Happy New Year. On the first full work week for 2016, the minimum wage will go up in places across the country.
Last Friday, January 1, in 14 states and several cities minimum wage hikes kicked in from coast to coast. California and Massachusetts, two of the most liberal states, are both going from $9 to $10 an hour. Washington, D.C., which currently has the highest minimum wage of $10.50 will see it’s wage floor go up to $11.50 in July. Several cities are boosting their wages even higher than state levels, such as Seattle’s sliding minimum wage between $10.50 and $13 an hour.
New York’s pay floor rose to $9 an hour as well as part of a three-year phrase approach. Governor Andrew Cuomo is reportedly kicking off the work week with a massive rally today to push for a $15 state-wide minimum wage. He was able to circumvent the legislature to push through a $15 minimum-wage increase for fast food workers via a state board fiat.
The celebration will likely be short-lived as the impacts of the increased costs hit those in whose name these policies were meant to help. Many of them will see layoffs and business closures.
Even more, few of the truly poor will be helped. That is the finding of the San Francisco Federal Reserve.
Minimum wage advocates claim that minimum wage hikes help lift American workers out of poverty, but the David Neumark, visiting scholar at the San Francisco Federal Reserve, contends that it’s the wrong way to go about reducing poverty because relatively few people who fall below the poverty line actually receive minimum wages. Minimum wage recipients tend to be higher-income families.
According to Neumark’s research, in 57 percent of families living below the poverty line, there are no workers. Some 46 percent of poor workers earn more than $10.10 an hour, while another 36 percent earn more than $12 an hour, both of which are minimum wages being pushed by progressives. So a good share of poor families won’t be helped by minimum wages.
In addition, the percentage of minimum wage workers has been falling as well, from the most recent high of 6 percent in 2010 to 3.9 percent in 2014.
"Setting a higher minimum wage seems like a natural way to help lift families out of poverty. However, minimum wages target individual workers with low wages, rather than families with low incomes," he wrote. "Other policies that directly address low family income, such as the earned income tax credit, are more effective at reducing poverty."

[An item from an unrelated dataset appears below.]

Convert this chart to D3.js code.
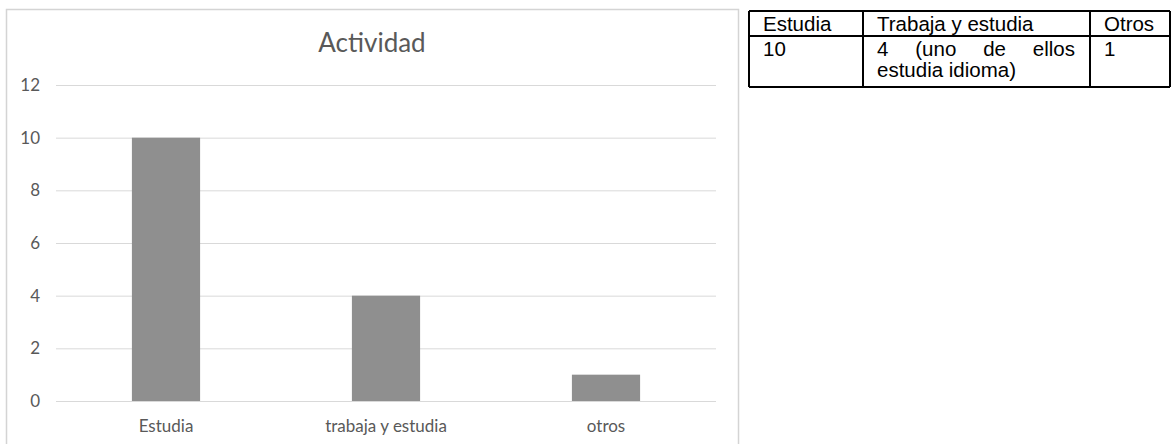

His conclusions drew a response from advocates for raising the wage who said the argument that boosting wages would cost jobs has been proven invalid and that an increase would help cut into poverty levels.
"Mandating higher wages for low-wage workers does not necessarily do a good job of delivering benefits to poor families," Neumark wrote. "Simple calculations suggest that a sizable share of the benefits from raising the minimum wage would not go to poor families."
"The earned income tax credit targets low-income families much better, increases employment and reduces poverty, and for all these reasons seems far more effective," he wrote. "Policymakers are likely to do a better job fighting poverty by making the EITC more generous than by raising the minimum wage. Furthermore, using both of these policies together is more effective than minimum wage increases in isolation."
If minimum wage hikes aren’t helping the truly poor, who are they helping? Mostly, young workers who are not necessarily deprived. About half of the 3 million minimum wage workers are 16 to 24 years old, largely working in the leisure and hospitality industry. They are more than likely people in school and/or living at home. They may have young families. However, young workers are looking for skills and experience, not to stay in a minimum wage job forever nor to raise their family on minimum wage. That is the tale that advocates don’t want to admit.
A higher minimum wage will also mean that many of these young workers have a hard time getting hired for that entry level job that is so important in building skills and getting a foothold in the work world.
A high minimum wage keeps the poorest people, who have fewest skills, out of the job market altogether. The poorest in our cities and states are left to become dependent on public services when what they need is a job to gain skills, build their dignity, and grow their independence. As this research contends, there are other ways to achieve this goal such as the earned income tax credit, but arbitrary mandated pay raises is not the right way.